According to a joint bayt.com and YouGov survey, 83 per cent said they would leave their company if better training opportunities were offered elsewhere.
Indeed, 40 per cent said they were even prepared to move to another country to develop their career, while 57 per cent said they were willing to change employment sectors.
Hiba, who works in public relations, agreed with the results. “I wouldn’t want to burn bridges with my employers or the company,” she said, “but, if after a couple of years I’m in the same place I would be open to other opportunities that would help in progressing my career.”
Money, said Hiba, was not the main key to happiness. “I think companies should take this fracture into consideration because it’s not just about the money, but also about career development.
“That said, I think companies should give their employees appraisals and raises to keep them motivated.”
The poll was conducted online last October, using the input from 3,359 respondents in 13 countries in the Mena region.
Those behind the survey said the results indicated employees were not satisfied with the efforts of their HR departments in providing career development opportunities, such as promotions, adequate appraisal performance systems, role enhancements, mentoring programs and training.

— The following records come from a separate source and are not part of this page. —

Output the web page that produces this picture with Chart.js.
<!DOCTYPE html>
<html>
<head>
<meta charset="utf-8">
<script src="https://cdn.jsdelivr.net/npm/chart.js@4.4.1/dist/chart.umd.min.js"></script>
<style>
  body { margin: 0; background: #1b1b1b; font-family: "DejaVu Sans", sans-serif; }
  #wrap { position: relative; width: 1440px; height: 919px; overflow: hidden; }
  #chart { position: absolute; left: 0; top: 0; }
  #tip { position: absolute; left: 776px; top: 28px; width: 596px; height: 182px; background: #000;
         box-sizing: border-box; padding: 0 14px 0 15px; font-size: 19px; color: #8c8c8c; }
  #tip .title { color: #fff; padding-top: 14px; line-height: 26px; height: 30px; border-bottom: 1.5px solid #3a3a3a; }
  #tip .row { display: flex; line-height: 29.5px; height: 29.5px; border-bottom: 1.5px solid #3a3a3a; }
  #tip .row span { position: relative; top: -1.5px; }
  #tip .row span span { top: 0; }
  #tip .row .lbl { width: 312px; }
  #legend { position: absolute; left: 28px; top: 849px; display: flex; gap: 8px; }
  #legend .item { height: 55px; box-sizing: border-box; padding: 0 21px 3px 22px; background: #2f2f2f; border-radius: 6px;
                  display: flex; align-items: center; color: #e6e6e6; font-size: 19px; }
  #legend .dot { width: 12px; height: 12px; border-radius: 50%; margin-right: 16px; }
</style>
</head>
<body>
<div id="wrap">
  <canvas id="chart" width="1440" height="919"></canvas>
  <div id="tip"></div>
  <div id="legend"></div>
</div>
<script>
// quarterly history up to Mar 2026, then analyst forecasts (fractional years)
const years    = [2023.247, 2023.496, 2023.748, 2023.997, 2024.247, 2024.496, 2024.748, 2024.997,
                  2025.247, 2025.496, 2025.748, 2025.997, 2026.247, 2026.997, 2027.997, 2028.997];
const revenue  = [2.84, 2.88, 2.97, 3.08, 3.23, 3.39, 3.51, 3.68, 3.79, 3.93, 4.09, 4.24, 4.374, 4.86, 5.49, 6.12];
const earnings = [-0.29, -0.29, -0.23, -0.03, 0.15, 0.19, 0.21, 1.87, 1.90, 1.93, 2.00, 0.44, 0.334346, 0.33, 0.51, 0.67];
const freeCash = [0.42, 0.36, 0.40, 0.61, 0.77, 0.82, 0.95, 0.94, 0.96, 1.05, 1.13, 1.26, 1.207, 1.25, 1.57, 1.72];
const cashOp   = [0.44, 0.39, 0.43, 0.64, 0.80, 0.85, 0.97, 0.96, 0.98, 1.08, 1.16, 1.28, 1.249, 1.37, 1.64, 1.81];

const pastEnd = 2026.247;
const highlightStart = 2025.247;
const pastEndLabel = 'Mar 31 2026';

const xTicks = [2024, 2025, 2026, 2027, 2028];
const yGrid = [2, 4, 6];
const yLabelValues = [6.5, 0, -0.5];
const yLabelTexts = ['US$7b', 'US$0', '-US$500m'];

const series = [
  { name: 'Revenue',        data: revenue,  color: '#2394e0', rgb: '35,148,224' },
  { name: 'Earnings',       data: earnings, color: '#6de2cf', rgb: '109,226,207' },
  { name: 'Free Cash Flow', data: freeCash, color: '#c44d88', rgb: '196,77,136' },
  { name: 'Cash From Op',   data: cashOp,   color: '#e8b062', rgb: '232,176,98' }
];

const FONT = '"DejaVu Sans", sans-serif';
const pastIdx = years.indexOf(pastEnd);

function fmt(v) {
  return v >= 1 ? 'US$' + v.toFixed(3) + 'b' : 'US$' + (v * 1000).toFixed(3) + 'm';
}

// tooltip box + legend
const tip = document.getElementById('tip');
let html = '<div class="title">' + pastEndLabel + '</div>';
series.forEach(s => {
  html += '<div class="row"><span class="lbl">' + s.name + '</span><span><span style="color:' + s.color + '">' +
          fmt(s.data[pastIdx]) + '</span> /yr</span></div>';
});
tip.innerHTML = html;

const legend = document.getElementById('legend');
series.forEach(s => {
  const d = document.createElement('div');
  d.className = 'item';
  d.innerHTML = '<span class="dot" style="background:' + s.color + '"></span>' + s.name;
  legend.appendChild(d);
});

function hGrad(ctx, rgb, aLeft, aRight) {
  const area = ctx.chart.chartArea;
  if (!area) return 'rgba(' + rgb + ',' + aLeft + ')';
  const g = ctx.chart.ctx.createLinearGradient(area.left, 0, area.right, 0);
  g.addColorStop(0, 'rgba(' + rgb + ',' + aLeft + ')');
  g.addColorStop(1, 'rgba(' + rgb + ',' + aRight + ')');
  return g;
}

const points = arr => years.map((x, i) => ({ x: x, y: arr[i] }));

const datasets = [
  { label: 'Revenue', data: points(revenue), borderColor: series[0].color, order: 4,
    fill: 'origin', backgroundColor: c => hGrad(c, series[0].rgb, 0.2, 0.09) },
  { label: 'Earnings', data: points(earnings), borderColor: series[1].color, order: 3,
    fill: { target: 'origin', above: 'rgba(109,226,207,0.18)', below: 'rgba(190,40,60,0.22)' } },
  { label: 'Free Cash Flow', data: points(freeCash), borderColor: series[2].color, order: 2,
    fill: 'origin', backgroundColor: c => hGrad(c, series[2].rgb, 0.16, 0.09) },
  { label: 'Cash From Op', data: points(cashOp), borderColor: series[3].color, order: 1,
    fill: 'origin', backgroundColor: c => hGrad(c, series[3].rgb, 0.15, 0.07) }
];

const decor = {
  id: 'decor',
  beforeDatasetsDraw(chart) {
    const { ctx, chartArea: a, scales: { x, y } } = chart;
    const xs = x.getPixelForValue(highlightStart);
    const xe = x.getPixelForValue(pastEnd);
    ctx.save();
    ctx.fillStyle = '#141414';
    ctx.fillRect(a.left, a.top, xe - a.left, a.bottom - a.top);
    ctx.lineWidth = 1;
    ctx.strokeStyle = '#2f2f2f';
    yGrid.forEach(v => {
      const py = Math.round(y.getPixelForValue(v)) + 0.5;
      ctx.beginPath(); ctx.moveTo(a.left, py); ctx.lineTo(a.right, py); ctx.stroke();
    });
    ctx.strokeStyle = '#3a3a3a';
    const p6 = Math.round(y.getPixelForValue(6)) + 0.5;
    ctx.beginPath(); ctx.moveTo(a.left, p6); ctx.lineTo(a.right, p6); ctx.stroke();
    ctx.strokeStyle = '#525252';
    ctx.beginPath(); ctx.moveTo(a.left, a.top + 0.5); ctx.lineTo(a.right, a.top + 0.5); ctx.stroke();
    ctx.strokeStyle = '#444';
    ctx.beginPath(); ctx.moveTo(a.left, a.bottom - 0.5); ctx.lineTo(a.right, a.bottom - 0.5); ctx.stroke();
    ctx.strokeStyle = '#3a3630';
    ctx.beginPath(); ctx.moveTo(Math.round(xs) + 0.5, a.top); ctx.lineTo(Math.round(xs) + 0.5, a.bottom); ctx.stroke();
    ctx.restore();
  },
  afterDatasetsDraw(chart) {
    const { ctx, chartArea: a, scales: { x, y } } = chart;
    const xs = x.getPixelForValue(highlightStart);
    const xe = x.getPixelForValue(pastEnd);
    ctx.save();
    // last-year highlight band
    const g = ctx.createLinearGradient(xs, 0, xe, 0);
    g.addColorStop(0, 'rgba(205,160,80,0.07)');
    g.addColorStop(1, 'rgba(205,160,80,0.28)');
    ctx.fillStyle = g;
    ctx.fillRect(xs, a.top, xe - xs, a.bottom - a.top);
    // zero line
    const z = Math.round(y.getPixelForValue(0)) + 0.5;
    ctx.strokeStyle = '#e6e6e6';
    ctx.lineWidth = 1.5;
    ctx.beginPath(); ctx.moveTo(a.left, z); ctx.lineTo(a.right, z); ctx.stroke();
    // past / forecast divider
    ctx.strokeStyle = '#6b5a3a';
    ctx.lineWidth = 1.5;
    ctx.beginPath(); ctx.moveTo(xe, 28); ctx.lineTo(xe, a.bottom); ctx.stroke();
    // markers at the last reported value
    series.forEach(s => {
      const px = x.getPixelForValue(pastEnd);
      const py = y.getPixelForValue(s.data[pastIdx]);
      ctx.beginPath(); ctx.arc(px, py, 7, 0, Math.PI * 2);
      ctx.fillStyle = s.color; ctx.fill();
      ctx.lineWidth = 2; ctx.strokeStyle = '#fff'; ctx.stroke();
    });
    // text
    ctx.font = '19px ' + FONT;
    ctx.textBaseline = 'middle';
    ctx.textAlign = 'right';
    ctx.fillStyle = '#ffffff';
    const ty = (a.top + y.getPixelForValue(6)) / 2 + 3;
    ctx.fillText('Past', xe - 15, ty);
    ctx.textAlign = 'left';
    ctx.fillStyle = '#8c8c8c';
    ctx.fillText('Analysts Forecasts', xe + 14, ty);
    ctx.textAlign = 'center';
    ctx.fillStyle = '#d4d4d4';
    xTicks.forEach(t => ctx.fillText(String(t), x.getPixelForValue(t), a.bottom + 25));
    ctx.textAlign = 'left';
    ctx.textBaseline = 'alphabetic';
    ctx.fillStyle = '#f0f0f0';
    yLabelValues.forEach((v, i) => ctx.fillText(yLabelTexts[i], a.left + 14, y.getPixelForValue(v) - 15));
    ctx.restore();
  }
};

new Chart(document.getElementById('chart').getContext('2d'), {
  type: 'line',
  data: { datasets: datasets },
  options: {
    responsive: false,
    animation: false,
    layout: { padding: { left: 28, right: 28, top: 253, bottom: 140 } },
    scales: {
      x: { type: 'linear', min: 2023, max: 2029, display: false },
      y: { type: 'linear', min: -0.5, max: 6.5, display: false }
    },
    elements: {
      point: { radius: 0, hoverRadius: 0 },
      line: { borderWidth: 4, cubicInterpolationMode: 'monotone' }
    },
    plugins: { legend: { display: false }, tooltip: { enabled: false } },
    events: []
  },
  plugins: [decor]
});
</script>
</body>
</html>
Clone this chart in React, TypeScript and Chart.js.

“Today, employees in the UAE are understandably eager to craft solid career trajectories and advance their professional development,” said Suhail Masri of Bayt.com. “Unfortunately, however, as evidenced by the survey results, many of them feel that their company is failing when it comes to equipping them with the well-rounded tools, blended learning approach, and tailored training needed to ensure their career growth and progression.
“And this leaves employees feeling stifled in their jobs, which in turn affects their loyalty, morale, and performance.”
Eighty five per cent of respondents in the UAE said career development was “very important” to them.
For Rami, who works in social media, the results were not a surprise. Many of his friends in the UAE, he said, were always on the lookout for better opportunities.
“Some of them are relatively satisfied with their jobs, but at some point, especially if there are no raises, they not only lack motivation but also do not feel challenged,” he said.
“I would not mind moving to another company if it gave me a chance to rise in the ranks, even if initially it was for the same salary I was getting now.”
Although 57 per cent of UAE job holders said they wanted to attain higher-level positions, just over a third said they had never had a promotion within their current company.
Forty five per cent said they were satisfied with their current career development, and 50 per cent said they were satisfied with the quality of orientation and training they had received.
Also, 64 per cent of those surveyed in the UAE believed their organisation had the capabilities to teach them new skills.
Sixty three per cent said their current role was a good match to their abilities, while just more than a third claimed they were overqualified for their job.
In contrast, in Mena, 43 per cent of employees said they were overqualified, while 55 per cent stated that their role was a good match to their abilities.
A third of UAE respondents said they strongly felt there was equal opportunity for advancement at their company, and 32 per cent believed job promotions were awarded “fairly and without bias”.
“Only about three in 10 current employees strongly believe that there is equal opportunity for advancement at the company,” said Elissavet Vraka, from YouGov. “Companies in the Middle East can stand to benefit from creating transparent systems where employees feel confident about their career development.”
Only 41 per cent of UAE professionals admitted to having a good idea of knowing what their company needed and required from employees.